**Your task**: Collect all lines from the listing that include the string "chart".

**Records supplied**:
◇ ◇ ◇ ◇ ◇
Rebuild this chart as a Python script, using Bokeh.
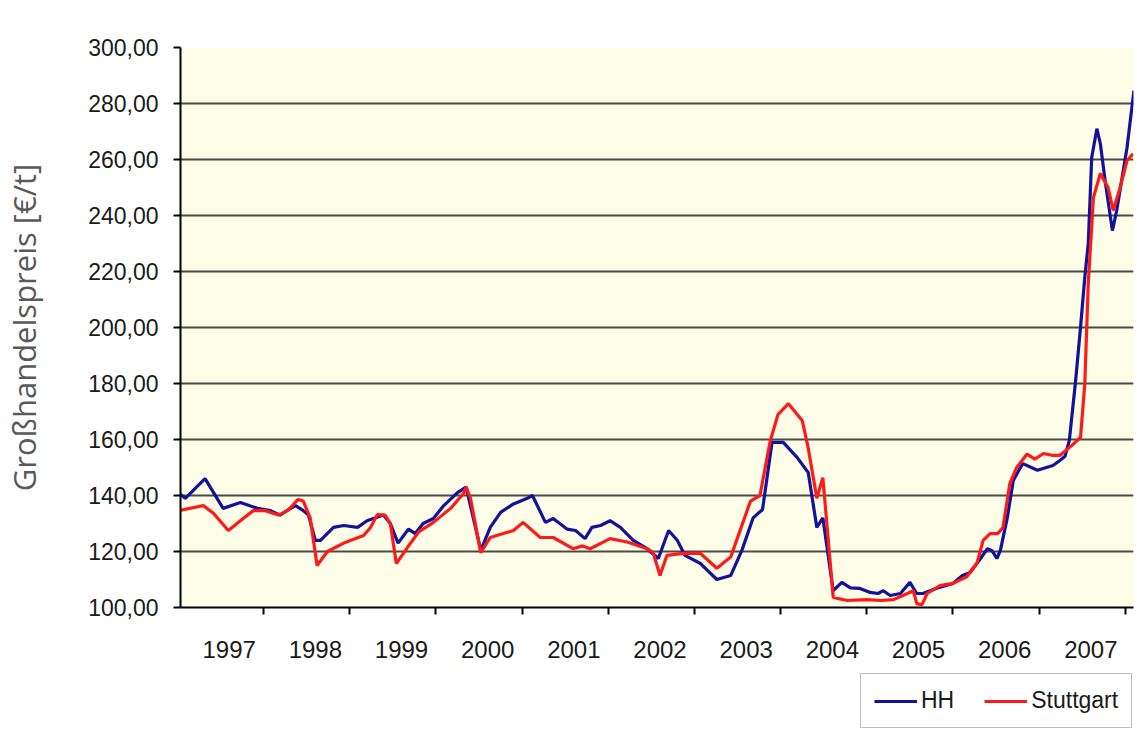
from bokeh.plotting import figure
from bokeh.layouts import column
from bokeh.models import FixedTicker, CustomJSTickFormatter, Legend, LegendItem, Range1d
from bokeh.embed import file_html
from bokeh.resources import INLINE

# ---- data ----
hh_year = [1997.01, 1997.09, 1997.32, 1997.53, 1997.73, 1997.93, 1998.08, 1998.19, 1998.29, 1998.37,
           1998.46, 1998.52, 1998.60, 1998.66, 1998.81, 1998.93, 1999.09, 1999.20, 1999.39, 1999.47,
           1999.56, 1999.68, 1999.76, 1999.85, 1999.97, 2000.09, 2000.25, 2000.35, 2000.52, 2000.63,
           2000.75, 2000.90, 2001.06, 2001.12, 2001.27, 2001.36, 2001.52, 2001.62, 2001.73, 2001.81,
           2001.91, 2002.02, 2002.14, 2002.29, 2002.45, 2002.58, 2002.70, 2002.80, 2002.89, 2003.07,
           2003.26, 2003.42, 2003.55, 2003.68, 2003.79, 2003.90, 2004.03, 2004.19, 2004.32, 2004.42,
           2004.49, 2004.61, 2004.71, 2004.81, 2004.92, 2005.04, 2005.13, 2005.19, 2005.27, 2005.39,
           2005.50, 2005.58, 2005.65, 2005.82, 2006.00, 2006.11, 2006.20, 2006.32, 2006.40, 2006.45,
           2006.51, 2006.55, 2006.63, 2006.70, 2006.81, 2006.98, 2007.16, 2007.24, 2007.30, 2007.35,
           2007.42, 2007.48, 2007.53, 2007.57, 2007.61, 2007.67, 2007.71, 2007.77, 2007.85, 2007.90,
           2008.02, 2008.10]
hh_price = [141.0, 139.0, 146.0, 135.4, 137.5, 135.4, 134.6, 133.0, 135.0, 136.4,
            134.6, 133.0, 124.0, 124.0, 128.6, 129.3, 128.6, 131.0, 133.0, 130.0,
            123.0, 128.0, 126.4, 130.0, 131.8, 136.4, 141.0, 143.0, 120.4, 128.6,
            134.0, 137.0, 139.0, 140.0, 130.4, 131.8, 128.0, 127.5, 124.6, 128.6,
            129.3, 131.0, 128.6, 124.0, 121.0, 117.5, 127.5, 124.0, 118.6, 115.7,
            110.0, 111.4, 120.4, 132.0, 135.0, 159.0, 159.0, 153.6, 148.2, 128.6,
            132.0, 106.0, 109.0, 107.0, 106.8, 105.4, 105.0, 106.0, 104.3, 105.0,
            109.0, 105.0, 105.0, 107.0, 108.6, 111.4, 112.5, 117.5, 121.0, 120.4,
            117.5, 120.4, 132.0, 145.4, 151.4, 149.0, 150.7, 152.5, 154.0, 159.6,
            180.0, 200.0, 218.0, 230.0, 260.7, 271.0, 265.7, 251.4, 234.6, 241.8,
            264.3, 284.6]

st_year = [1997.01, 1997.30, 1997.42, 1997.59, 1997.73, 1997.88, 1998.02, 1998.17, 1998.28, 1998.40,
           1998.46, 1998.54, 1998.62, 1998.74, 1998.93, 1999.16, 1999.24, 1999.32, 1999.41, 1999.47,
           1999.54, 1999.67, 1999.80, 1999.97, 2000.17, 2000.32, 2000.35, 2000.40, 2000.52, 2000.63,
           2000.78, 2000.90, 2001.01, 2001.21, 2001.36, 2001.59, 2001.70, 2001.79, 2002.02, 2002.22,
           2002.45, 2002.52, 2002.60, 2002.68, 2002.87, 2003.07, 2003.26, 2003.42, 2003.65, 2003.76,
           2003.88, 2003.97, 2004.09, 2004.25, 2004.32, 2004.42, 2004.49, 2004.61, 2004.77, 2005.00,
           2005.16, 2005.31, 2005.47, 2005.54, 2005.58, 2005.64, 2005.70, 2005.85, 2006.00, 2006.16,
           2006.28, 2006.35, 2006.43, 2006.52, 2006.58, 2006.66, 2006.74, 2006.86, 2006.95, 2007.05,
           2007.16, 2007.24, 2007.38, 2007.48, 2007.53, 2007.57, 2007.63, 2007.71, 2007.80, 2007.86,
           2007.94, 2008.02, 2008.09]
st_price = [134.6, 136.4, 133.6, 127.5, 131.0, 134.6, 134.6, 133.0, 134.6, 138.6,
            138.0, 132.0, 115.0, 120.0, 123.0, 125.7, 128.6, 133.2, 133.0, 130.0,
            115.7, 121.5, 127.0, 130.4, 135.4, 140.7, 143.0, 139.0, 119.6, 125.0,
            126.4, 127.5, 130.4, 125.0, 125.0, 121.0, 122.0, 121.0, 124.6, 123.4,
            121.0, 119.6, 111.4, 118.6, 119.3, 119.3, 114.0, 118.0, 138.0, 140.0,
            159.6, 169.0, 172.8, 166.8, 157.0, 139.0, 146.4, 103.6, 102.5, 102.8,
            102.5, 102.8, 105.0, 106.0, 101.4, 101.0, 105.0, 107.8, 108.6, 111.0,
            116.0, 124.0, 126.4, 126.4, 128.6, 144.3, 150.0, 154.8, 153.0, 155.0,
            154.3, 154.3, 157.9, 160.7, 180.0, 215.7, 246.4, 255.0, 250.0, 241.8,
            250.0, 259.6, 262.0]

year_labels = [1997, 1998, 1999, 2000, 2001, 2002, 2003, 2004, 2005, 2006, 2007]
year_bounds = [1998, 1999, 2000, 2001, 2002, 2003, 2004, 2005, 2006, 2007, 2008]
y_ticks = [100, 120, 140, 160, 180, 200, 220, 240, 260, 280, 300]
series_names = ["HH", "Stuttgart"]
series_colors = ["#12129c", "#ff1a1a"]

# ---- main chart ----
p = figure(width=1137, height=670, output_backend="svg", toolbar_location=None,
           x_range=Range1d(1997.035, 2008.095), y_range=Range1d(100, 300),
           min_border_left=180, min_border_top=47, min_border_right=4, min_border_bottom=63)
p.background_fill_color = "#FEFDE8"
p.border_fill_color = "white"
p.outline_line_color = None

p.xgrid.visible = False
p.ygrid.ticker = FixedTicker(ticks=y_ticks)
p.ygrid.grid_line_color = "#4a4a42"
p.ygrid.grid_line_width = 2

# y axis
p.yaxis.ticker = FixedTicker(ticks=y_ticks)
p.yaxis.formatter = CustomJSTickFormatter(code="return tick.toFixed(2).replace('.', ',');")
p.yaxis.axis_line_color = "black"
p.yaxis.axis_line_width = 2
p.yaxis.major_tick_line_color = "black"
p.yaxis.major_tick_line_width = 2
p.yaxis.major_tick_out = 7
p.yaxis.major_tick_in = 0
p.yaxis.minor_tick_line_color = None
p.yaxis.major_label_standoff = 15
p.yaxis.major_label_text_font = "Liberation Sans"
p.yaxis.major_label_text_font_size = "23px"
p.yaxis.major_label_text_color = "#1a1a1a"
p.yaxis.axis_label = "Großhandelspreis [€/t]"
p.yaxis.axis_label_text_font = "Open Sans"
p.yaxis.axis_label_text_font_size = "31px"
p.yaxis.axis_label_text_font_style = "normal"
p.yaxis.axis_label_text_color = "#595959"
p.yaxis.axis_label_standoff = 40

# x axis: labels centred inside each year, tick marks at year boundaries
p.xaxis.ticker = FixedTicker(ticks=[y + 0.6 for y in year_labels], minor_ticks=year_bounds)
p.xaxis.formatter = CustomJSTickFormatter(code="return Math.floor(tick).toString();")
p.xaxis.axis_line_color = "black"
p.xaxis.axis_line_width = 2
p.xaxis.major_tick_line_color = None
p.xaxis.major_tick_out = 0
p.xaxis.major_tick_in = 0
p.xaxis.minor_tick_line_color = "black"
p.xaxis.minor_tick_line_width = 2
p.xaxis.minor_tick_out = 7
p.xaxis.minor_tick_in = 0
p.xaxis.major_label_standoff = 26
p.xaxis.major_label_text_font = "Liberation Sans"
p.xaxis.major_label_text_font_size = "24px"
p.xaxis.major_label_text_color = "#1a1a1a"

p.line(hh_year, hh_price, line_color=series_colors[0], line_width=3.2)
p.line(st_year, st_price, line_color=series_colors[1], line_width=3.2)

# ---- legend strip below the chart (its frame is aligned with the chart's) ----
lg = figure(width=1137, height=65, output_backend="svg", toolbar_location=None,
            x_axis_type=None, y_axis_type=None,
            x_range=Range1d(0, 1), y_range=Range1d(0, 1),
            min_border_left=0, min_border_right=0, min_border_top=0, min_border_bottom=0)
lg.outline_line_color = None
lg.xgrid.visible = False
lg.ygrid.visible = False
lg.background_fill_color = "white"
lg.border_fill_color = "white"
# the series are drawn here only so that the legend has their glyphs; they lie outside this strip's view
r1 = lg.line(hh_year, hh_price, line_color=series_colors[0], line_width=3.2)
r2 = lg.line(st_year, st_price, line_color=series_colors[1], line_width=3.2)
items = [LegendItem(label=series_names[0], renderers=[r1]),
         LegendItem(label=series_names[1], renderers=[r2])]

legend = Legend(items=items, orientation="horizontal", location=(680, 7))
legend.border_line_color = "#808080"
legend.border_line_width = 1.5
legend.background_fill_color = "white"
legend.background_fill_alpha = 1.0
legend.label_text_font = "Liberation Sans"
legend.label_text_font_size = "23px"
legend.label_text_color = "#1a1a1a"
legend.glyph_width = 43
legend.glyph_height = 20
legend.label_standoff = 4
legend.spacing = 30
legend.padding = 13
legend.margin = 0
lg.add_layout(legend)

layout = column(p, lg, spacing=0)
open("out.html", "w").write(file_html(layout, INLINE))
◇ ◇ ◇ ◇ ◇
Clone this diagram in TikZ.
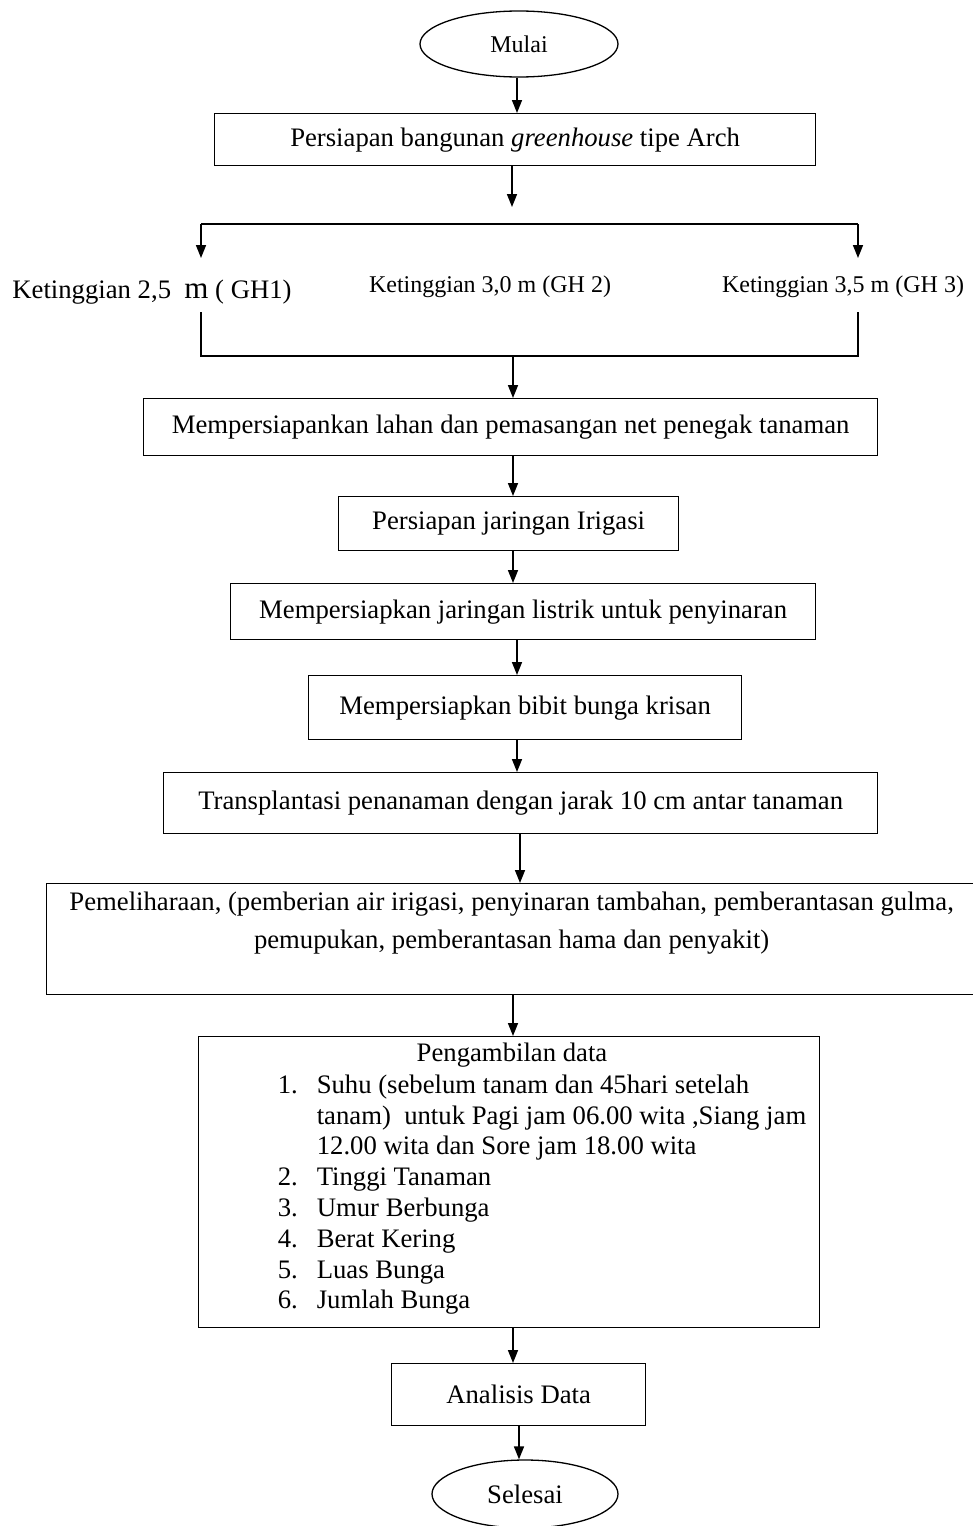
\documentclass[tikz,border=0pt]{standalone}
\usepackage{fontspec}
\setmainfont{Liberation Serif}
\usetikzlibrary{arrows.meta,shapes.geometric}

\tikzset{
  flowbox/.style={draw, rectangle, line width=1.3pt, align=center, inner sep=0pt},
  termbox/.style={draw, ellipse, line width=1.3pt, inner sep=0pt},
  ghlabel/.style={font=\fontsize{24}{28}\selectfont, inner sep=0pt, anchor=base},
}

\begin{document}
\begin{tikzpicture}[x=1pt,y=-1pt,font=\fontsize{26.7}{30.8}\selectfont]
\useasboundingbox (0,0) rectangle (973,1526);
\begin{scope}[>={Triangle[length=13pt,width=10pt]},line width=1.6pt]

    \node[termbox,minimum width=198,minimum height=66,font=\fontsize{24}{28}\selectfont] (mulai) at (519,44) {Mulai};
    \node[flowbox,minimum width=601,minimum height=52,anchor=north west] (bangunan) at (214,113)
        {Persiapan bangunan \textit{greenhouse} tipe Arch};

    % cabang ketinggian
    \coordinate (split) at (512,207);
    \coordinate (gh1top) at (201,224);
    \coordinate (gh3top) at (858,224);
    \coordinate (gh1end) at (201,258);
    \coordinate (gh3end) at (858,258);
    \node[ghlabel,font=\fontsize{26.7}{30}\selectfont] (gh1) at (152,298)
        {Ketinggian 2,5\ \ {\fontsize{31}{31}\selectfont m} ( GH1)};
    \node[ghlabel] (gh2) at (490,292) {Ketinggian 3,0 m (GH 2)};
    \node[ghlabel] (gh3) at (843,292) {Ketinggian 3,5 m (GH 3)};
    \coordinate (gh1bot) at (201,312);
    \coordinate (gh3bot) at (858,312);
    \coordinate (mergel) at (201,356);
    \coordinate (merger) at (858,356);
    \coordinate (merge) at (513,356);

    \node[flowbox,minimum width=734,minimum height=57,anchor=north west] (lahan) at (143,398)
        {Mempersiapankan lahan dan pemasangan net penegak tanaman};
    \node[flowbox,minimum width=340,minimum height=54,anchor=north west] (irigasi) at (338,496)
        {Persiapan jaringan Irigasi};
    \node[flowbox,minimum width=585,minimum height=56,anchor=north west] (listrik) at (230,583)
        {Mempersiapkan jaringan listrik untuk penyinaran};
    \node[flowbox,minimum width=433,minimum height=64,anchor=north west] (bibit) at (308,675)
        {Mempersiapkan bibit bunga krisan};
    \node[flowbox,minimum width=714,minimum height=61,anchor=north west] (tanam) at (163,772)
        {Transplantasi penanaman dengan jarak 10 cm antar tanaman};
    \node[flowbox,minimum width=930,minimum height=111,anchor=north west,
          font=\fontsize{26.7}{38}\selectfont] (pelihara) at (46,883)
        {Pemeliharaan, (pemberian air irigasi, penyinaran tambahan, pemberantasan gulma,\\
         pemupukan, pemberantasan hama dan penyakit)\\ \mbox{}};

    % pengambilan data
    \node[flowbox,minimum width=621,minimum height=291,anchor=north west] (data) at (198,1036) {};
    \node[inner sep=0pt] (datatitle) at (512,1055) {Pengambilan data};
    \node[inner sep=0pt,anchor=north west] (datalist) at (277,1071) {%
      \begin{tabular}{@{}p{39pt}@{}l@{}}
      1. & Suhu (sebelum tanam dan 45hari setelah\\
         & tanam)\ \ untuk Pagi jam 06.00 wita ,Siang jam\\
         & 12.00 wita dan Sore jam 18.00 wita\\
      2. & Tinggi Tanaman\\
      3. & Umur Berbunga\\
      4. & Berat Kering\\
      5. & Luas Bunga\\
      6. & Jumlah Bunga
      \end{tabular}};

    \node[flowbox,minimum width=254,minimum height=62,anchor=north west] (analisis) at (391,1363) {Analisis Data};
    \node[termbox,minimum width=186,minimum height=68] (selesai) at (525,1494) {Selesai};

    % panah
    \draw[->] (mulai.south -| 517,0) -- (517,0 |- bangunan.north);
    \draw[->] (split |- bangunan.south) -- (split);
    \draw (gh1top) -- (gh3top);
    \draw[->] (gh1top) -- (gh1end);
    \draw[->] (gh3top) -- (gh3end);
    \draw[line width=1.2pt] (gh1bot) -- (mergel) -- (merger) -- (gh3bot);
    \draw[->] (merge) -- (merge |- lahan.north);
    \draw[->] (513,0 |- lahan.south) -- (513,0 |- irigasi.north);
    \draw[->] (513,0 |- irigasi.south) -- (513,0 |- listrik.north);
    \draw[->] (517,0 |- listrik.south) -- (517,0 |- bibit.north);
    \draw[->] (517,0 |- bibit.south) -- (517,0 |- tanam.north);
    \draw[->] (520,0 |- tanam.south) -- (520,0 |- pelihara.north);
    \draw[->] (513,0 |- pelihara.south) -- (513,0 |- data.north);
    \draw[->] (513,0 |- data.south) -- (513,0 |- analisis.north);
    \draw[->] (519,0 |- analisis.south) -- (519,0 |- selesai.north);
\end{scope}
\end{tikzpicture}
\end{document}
◇ ◇ ◇ ◇ ◇
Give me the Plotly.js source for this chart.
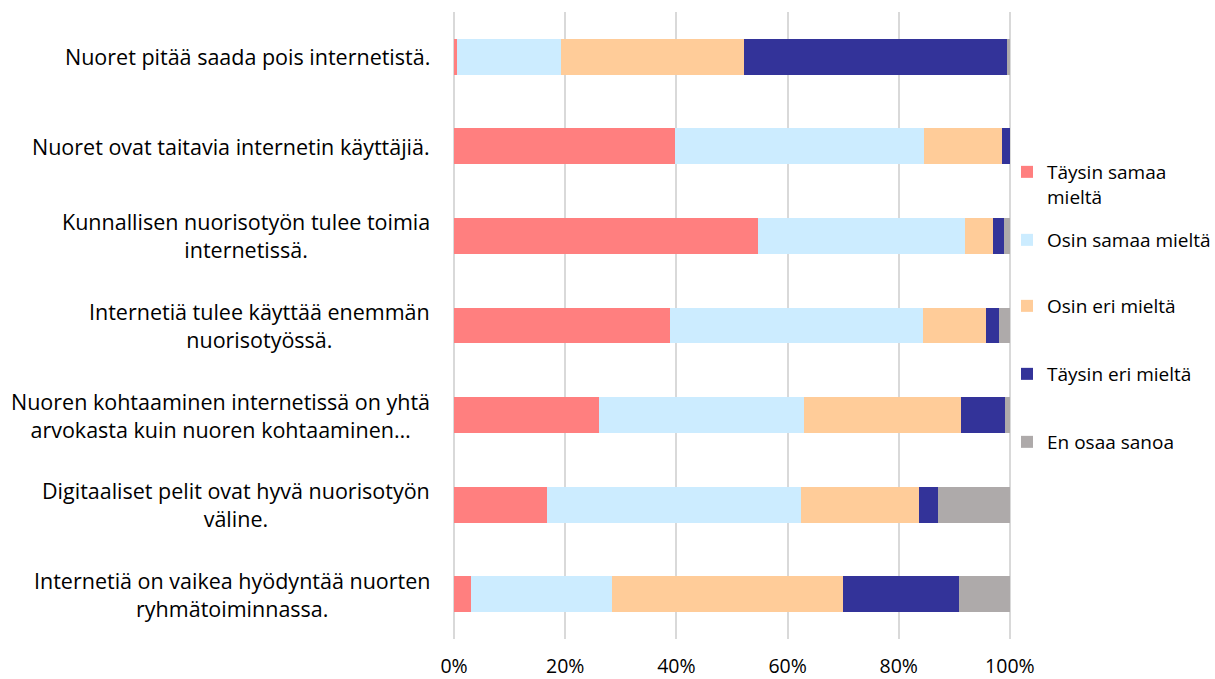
◇ ◇ ◇ ◇ ◇
**The result**:
Rebuild this chart as a Python script, using Bokeh.
# ---- main chart ----
# ---- legend strip below the chart (its frame is aligned with the chart's) ----
Give me the Plotly.js source for this chart.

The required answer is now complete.